# start of Information shown

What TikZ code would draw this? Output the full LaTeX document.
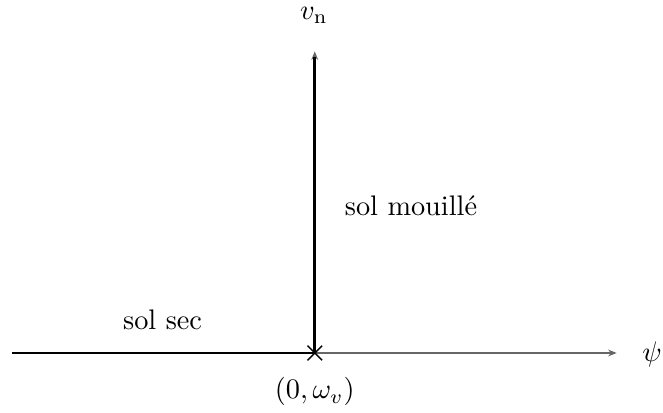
\documentclass[tikz,border=0pt]{standalone}
\usepackage{amsmath}
\usetikzlibrary{arrows.meta, positioning}
\tikzset{
  axis/.style={draw=black!60, -{Stealth[length=3pt, width=2.4pt]}, line width=0.5pt},
  branch/.style={draw=black, line width=1pt}
}

\begin{document}
\begin{tikzpicture}
  \useasboundingbox (0,0) rectangle (8.236,5.118);
  \coordinate (O) at (3.91,0.733);
  \coordinate (xend) at (7.66,0.733);
  \coordinate (yend) at (3.91,4.48);
  \coordinate (left) at (0.149,0.733);
  % axes
  \draw[axis] (O) -- (xend);
  \draw[axis] (O) -- (yend);
  % branches
  \draw[branch] (left) -- (O);
  \draw[branch] (O) -- ([yshift=-2pt]yend);
  \draw[line width=0.5pt] ([shift={(-2.6pt,-2.6pt)}]O) -- ([shift={(2.6pt,2.6pt)}]O);
  \draw[line width=0.5pt] ([shift={(-2.6pt,2.6pt)}]O) -- ([shift={(2.6pt,-2.6pt)}]O);
  % labels
  \node[inner sep=1pt] (vn) at (3.9,4.93) {$v_{\mathrm{n}}$};
  \node (psi) at (8.1,0.72) {$\psi$};
  \node (orig) at (3.91,0.25) {$(0,\omega_v)$};
  \node (wet) at (5.106,2.56) {sol mouill\'e};
  \node (dry) at (2.02,1.15) {sol sec};
\end{tikzpicture}
\end{document}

# end of Information shown

▸ **Stated problem**
Scan the listing above. Gather each line that contains the word "draw".

▸ **Answer in full**
What TikZ code would draw this? Output the full LaTeX document.
  axis/.style={draw=black!60, -{Stealth[length=3pt, width=2.4pt]}, line width=0.5pt},
  branch/.style={draw=black, line width=1pt}
  \draw[axis] (O) -- (xend);
  \draw[axis] (O) -- (yend);
  \draw[branch] (left) -- (O);
  \draw[branch] (O) -- ([yshift=-2pt]yend);
  \draw[line width=0.5pt] ([shift={(-2.6pt,-2.6pt)}]O) -- ([shift={(2.6pt,2.6pt)}]O);
  \draw[line width=0.5pt] ([shift={(-2.6pt,2.6pt)}]O) -- ([shift={(2.6pt,-2.6pt)}]O);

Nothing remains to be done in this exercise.